Have any of you had any experience with any of these sites? If so, leave a comment and let the rest of us know what you think.

7 responses to Social Networking and Personal Finance Mixed Together

  1. Hi JLP. Boy, that makes me happy to hear that we’re the only one you’re familiar with! Especially since we have fewer resources than any of the other guys. I’m hearing good things about Wesabe. It’s aimed at tracking spending while we take a higher level (and simpler, IMO) view by just looking at net worth every month to keep you on track. I’ve never heard of Geezeo until now and the Expense tracking sites are really aimed at college students/younger people who have shared expenses (like the electric bill). Covestor is new to me too and does look interesting.

    Thanks for the link.

  2. We use NetWorthIQ, but I keep our profile private. The only thing I would remind people about when they use it is that they shouldn’t use it as a comparison tool. You can run all kinds of reports on it to compare your net worth to others on the site by Age, Income, Occupation, etc., but obviously many profiles on the site are going to be fake / inaccurate / inflated. However, if you’re just looking to track your Assets & Liabilities, it’s an easy tool.

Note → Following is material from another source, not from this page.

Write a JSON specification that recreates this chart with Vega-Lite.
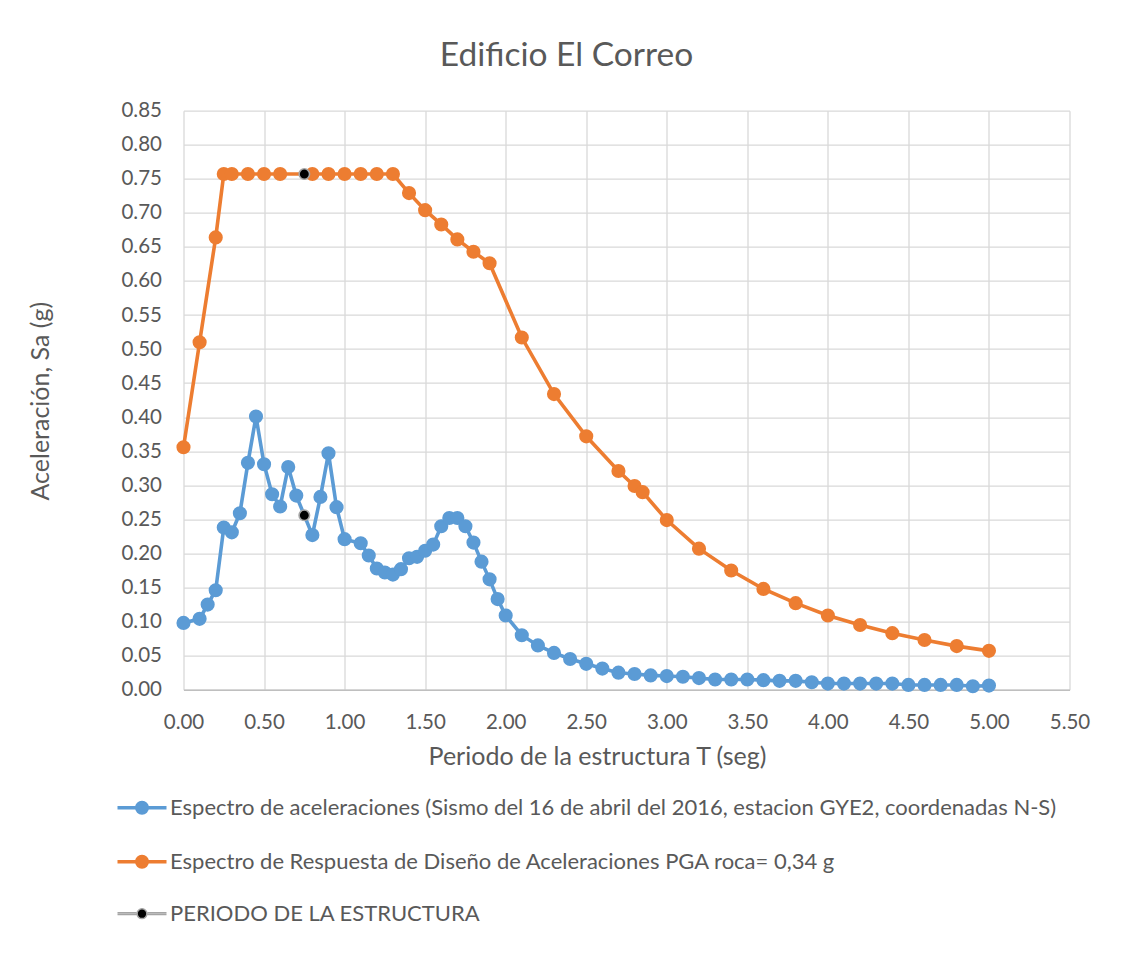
{
  "$schema": "https://vega.github.io/schema/vega-lite/v6.json",
  "width": 886,
  "height": 579,
  "autosize": {"type": "none"},
  "padding": {"left": 183.5, "top": 110.7, "right": 64.5, "bottom": 266.3},
  "background": "#ffffff",
  "title": {
    "text": "Edificio El Correo",
    "font": "Lato",
    "fontSize": 33.5,
    "fontWeight": "normal",
    "color": "#595959",
    "anchor": "middle",
    "frame": "group",
    "dx": -60,
    "offset": 27
  },
  "config": {
    "view": {"stroke": null},
    "axis": {
      "labelFont": "Lato",
      "labelFontSize": 20.5,
      "labelColor": "#595959",
      "titleFont": "Lato",
      "titleFontSize": 25,
      "titleFontWeight": "normal",
      "titleColor": "#595959",
      "gridColor": "#D9D9D9",
      "gridWidth": 1.3,
      "ticks": false,
      "labelFlush": false,
      "labelOverlap": false
    },
    "legend": {
      "labelFont": "Lato",
      "labelFontSize": 22,
      "labelColor": "#595959"
    }
  },
  "data": {
    "values": [
      {"serie": "A", "T": 0.00, "Sa": 0.098},
      {"serie": "A", "T": 0.10, "Sa": 0.104},
      {"serie": "A", "T": 0.15, "Sa": 0.125},
      {"serie": "A", "T": 0.20, "Sa": 0.146},
      {"serie": "A", "T": 0.25, "Sa": 0.238},
      {"serie": "A", "T": 0.30, "Sa": 0.231},
      {"serie": "A", "T": 0.35, "Sa": 0.259},
      {"serie": "A", "T": 0.40, "Sa": 0.333},
      {"serie": "A", "T": 0.45, "Sa": 0.401},
      {"serie": "A", "T": 0.50, "Sa": 0.331},
      {"serie": "A", "T": 0.55, "Sa": 0.287},
      {"serie": "A", "T": 0.60, "Sa": 0.269},
      {"serie": "A", "T": 0.65, "Sa": 0.327},
      {"serie": "A", "T": 0.70, "Sa": 0.285},
      {"serie": "A", "T": 0.80, "Sa": 0.227},
      {"serie": "A", "T": 0.85, "Sa": 0.283},
      {"serie": "A", "T": 0.90, "Sa": 0.347},
      {"serie": "A", "T": 0.95, "Sa": 0.268},
      {"serie": "A", "T": 1.00, "Sa": 0.221},
      {"serie": "A", "T": 1.10, "Sa": 0.215},
      {"serie": "A", "T": 1.15, "Sa": 0.197},
      {"serie": "A", "T": 1.20, "Sa": 0.178},
      {"serie": "A", "T": 1.25, "Sa": 0.172},
      {"serie": "A", "T": 1.30, "Sa": 0.169},
      {"serie": "A", "T": 1.35, "Sa": 0.177},
      {"serie": "A", "T": 1.40, "Sa": 0.193},
      {"serie": "A", "T": 1.45, "Sa": 0.195},
      {"serie": "A", "T": 1.50, "Sa": 0.204},
      {"serie": "A", "T": 1.55, "Sa": 0.213},
      {"serie": "A", "T": 1.60, "Sa": 0.240},
      {"serie": "A", "T": 1.65, "Sa": 0.252},
      {"serie": "A", "T": 1.70, "Sa": 0.252},
      {"serie": "A", "T": 1.75, "Sa": 0.240},
      {"serie": "A", "T": 1.80, "Sa": 0.216},
      {"serie": "A", "T": 1.85, "Sa": 0.188},
      {"serie": "A", "T": 1.90, "Sa": 0.162},
      {"serie": "A", "T": 1.95, "Sa": 0.133},
      {"serie": "A", "T": 2.00, "Sa": 0.109},
      {"serie": "A", "T": 2.10, "Sa": 0.080},
      {"serie": "A", "T": 2.20, "Sa": 0.065},
      {"serie": "A", "T": 2.30, "Sa": 0.054},
      {"serie": "A", "T": 2.40, "Sa": 0.045},
      {"serie": "A", "T": 2.50, "Sa": 0.038},
      {"serie": "A", "T": 2.60, "Sa": 0.031},
      {"serie": "A", "T": 2.70, "Sa": 0.025},
      {"serie": "A", "T": 2.80, "Sa": 0.023},
      {"serie": "A", "T": 2.90, "Sa": 0.021},
      {"serie": "A", "T": 3.00, "Sa": 0.020},
      {"serie": "A", "T": 3.10, "Sa": 0.019},
      {"serie": "A", "T": 3.20, "Sa": 0.017},
      {"serie": "A", "T": 3.30, "Sa": 0.015},
      {"serie": "A", "T": 3.40, "Sa": 0.015},
      {"serie": "A", "T": 3.50, "Sa": 0.015},
      {"serie": "A", "T": 3.60, "Sa": 0.014},
      {"serie": "A", "T": 3.70, "Sa": 0.013},
      {"serie": "A", "T": 3.80, "Sa": 0.013},
      {"serie": "A", "T": 3.90, "Sa": 0.011},
      {"serie": "A", "T": 4.00, "Sa": 0.009},
      {"serie": "A", "T": 4.10, "Sa": 0.009},
      {"serie": "A", "T": 4.20, "Sa": 0.009},
      {"serie": "A", "T": 4.30, "Sa": 0.009},
      {"serie": "A", "T": 4.40, "Sa": 0.009},
      {"serie": "A", "T": 4.50, "Sa": 0.007},
      {"serie": "A", "T": 4.60, "Sa": 0.007},
      {"serie": "A", "T": 4.70, "Sa": 0.007},
      {"serie": "A", "T": 4.80, "Sa": 0.007},
      {"serie": "A", "T": 4.90, "Sa": 0.005},
      {"serie": "A", "T": 5.00, "Sa": 0.006},
      {"serie": "B", "T": 0.00, "Sa": 0.356},
      {"serie": "B", "T": 0.10, "Sa": 0.510},
      {"serie": "B", "T": 0.20, "Sa": 0.664},
      {"serie": "B", "T": 0.25, "Sa": 0.757},
      {"serie": "B", "T": 0.30, "Sa": 0.757},
      {"serie": "B", "T": 0.40, "Sa": 0.757},
      {"serie": "B", "T": 0.50, "Sa": 0.757},
      {"serie": "B", "T": 0.60, "Sa": 0.757},
      {"serie": "B", "T": 0.80, "Sa": 0.757},
      {"serie": "B", "T": 0.90, "Sa": 0.757},
      {"serie": "B", "T": 1.00, "Sa": 0.757},
      {"serie": "B", "T": 1.10, "Sa": 0.757},
      {"serie": "B", "T": 1.20, "Sa": 0.757},
      {"serie": "B", "T": 1.30, "Sa": 0.757},
      {"serie": "B", "T": 1.40, "Sa": 0.729},
      {"serie": "B", "T": 1.50, "Sa": 0.704},
      {"serie": "B", "T": 1.60, "Sa": 0.683},
      {"serie": "B", "T": 1.70, "Sa": 0.661},
      {"serie": "B", "T": 1.80, "Sa": 0.643},
      {"serie": "B", "T": 1.90, "Sa": 0.626},
      {"serie": "B", "T": 2.10, "Sa": 0.517},
      {"serie": "B", "T": 2.30, "Sa": 0.434},
      {"serie": "B", "T": 2.50, "Sa": 0.372},
      {"serie": "B", "T": 2.70, "Sa": 0.321},
      {"serie": "B", "T": 2.80, "Sa": 0.299},
      {"serie": "B", "T": 2.85, "Sa": 0.290},
      {"serie": "B", "T": 3.00, "Sa": 0.249},
      {"serie": "B", "T": 3.20, "Sa": 0.207},
      {"serie": "B", "T": 3.40, "Sa": 0.175},
      {"serie": "B", "T": 3.60, "Sa": 0.148},
      {"serie": "B", "T": 3.80, "Sa": 0.127},
      {"serie": "B", "T": 4.00, "Sa": 0.109},
      {"serie": "B", "T": 4.20, "Sa": 0.095},
      {"serie": "B", "T": 4.40, "Sa": 0.083},
      {"serie": "B", "T": 4.60, "Sa": 0.073},
      {"serie": "B", "T": 4.80, "Sa": 0.064},
      {"serie": "B", "T": 5.00, "Sa": 0.057},
      {"serie": "C", "T": 0.75, "Sa": 0.757},
      {"serie": "C", "T": 0.75, "Sa": 0.256}
    ]
  },
  "transform": [
    {"calculate": "datum.serie === 'A' ? 'Espectro de aceleraciones (Sismo del 16 de abril del 2016, estacion GYE2, coordenadas N-S)' : datum.serie === 'B' ? 'Espectro de Respuesta de Diseño de Aceleraciones PGA roca= 0,34 g' : 'PERIODO DE LA ESTRUCTURA'", "as": "Serie"}
  ],
  "encoding": {
    "x": {
      "field": "T", "type": "quantitative",
      "scale": {"domain": [0, 5.5], "nice": false, "zero": false},
      "axis": {
        "values": [0, 0.5, 1, 1.5, 2, 2.5, 3, 3.5, 4, 4.5, 5, 5.5],
        "format": ".2f",
        "title": "Periodo de la estructura T (seg)",
        "domainColor": "#BFBFBF",
        "domainWidth": 1.5,
        "labelPadding": 23,
        "titleX": 413.5,
        "titleY": 67,
        "titleBaseline": "middle",
        "titleAlign": "center"
      }
    },
    "y": {
      "field": "Sa", "type": "quantitative",
      "scale": {"domain": [0, 0.85], "nice": false},
      "axis": {
        "values": [0, 0.05, 0.1, 0.15, 0.2, 0.25, 0.3, 0.35, 0.4, 0.45, 0.5, 0.55, 0.6, 0.65, 0.7, 0.75, 0.8, 0.85],
        "format": ".2f",
        "title": "Aceleración, Sa (g)",
        "domain": false,
        "labelPadding": 22,
        "titleX": -143.5,
        "titleY": 290,
        "titleAngle": -90,
        "titleBaseline": "middle",
        "titleAlign": "center"
      }
    }
  },
  "layer": [
    {
      "transform": [{"filter": "datum.serie !== 'C'"}],
      "mark": {"type": "line", "strokeWidth": 3.6},
      "encoding": {
        "stroke": {
          "field": "Serie", "type": "nominal",
          "scale": {
            "domain": ["Espectro de aceleraciones (Sismo del 16 de abril del 2016, estacion GYE2, coordenadas N-S)", "Espectro de Respuesta de Diseño de Aceleraciones PGA roca= 0,34 g", "PERIODO DE LA ESTRUCTURA"],
            "range": ["#5B9BD5", "#ED7D31", "#A5A5A5"]
          },
          "legend": {
            "title": null,
            "orient": "none",
            "direction": "vertical",
            "legendX": -52.5,
            "legendY": 686,
            "padding": 0,
            "symbolSize": 196,
            "symbolStrokeWidth": 0,
            "labelOffset": 17,
            "rowPadding": 28,
            "labelLimit": 1000,
            "encode": {
              "symbols": {
                "update": {
                  "shape": {"signal": "datum.value === 'PERIODO DE LA ESTRUCTURA' ? 'M-3.5,-0.12H-0.8M-3.5,0.12H-0.8M0.8,-0.12H3.5M0.8,0.12H3.5M-0.7,0A0.7,0.7 0 1,1 0.7,0A0.7,0.7 0 1,1 -0.7,0Z' : 'M-3.5,0H3.5M-0.75,0A0.75,0.75 0 1,1 0.75,0A0.75,0.75 0 1,1 -0.75,0Z'"},
                  "strokeWidth": {"signal": "datum.value === 'PERIODO DE LA ESTRUCTURA' ? 1.5 : 3.5"},
                  "size": {"value": 196},
                  "opacity": {"value": 1},
                  "fillOpacity": {"value": 1},
                  "strokeOpacity": {"value": 1}
                }
              }
            }
          }
        }
      }
    },
    {
      "transform": [{"filter": "datum.serie !== 'C'"}],
      "mark": {"type": "circle", "size": 200, "opacity": 1},
      "encoding": {
        "fill": {
          "field": "Serie", "type": "nominal",
          "scale": {
            "domain": ["Espectro de aceleraciones (Sismo del 16 de abril del 2016, estacion GYE2, coordenadas N-S)", "Espectro de Respuesta de Diseño de Aceleraciones PGA roca= 0,34 g", "PERIODO DE LA ESTRUCTURA"],
            "range": ["#5B9BD5", "#ED7D31", "#000000"]
          },
          "legend": {
            "title": null,
            "orient": "none",
            "direction": "vertical",
            "legendX": -52.5,
            "legendY": 686,
            "padding": 0,
            "symbolSize": 196,
            "symbolStrokeWidth": 0,
            "labelOffset": 17,
            "rowPadding": 28,
            "labelLimit": 1000,
            "encode": {
              "symbols": {
                "update": {
                  "shape": {"signal": "datum.value === 'PERIODO DE LA ESTRUCTURA' ? 'M-3.5,-0.12H-0.8M-3.5,0.12H-0.8M0.8,-0.12H3.5M0.8,0.12H3.5M-0.7,0A0.7,0.7 0 1,1 0.7,0A0.7,0.7 0 1,1 -0.7,0Z' : 'M-3.5,0H3.5M-0.75,0A0.75,0.75 0 1,1 0.75,0A0.75,0.75 0 1,1 -0.75,0Z'"},
                  "strokeWidth": {"signal": "datum.value === 'PERIODO DE LA ESTRUCTURA' ? 1.5 : 3.5"},
                  "size": {"value": 196},
                  "opacity": {"value": 1},
                  "fillOpacity": {"value": 1},
                  "strokeOpacity": {"value": 1}
                }
              }
            }
          }
        }
      }
    },
    {
      "transform": [{"filter": "datum.serie === 'C'"}],
      "mark": {"type": "circle", "size": 110, "fill": "#000000", "stroke": "#A5A5A5", "strokeWidth": 1.6, "opacity": 1},
      "encoding": {}
    }
  ]
}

  3. I just recently (after seeing an article about it) signed up for Wasabe. It is quite interesting, but I found that they currently can’t incorporate my information from Capital One Bank. Until they can do this, the utility it provides is somewhat limited.
    One thing Wasabe does have is an interesting user community that is full of great ideas (“tips” as they are called). It is easy to post a questions/need and have community members quickly respond with ideas and personal anecdotes. I was also impressed to see that those running the site are actively involved in the user community as well.
    Wasabe seems to be making regular updates and enhancements. The upload tool they provide was very simple (I was able to upload my credit card data), and made me more comfortable than handing over my bank passwords.
    One neat feature that Wasabe hangs its hat on is a tool that deciphers all of the transaction codes, numbers and letters that appear on your bank/credit card statements. Some of these codes are deciphered by members of the community, so the community as a whole is enhanced by individual contributions.

    Anyway, Wasabe is the only one I have ever tried, so I have no points of comparison. I think once they get Capital One Bank download ability, I will be able to better leverage their services.

  4. I was featured in a different WSJ article today (Thursday), but they failed to mention my website name, so I’m not writing about it. I’m upset with the editor, so I don’t want to send them any traffic. Like the article you mentioned, mine is also for subscribers only (it’s about customizable laptops), so there’s no point in linking to it anyway 🙁

  5. I can’t believe no one has mentioned Yodlee Money center. They even have the ability to pull bills/ and reward accoutns. Not everything is there, but I’ve only run into one problem and it is currently listed as a beta which means it will be working soon. The link is monecenter.yodlee.com.

  6. Some great coverage about the entire space in the last few days. Jordan, If you are looking for a place that can automate your capital one account – you should check out Geezeo.

    best of luck… A bunch of great companies mentioned…

  7. @Amanda Thanks for using NetworthIQ. Great to see members out here in the blogosphere. I appreciate your caution with regards to the comparisons, and would note that we recently started filtering out stale profiles from the listings and statistics which has cleaned a large portion of the seemingly obvious fake profiles. We will continue to tweak this and add more ways to clean these up.

    I do believe comparisons are a good data point, not as important as keeping track of your own money consistently, but one way to see if you’re on track to meet your goals. If somebody is of similar age, occupation and location and is way ahead of me, perhaps I can learn something from them. While I agree you shouldn’t get too caught up in them, I wouldn’t discount them altogether.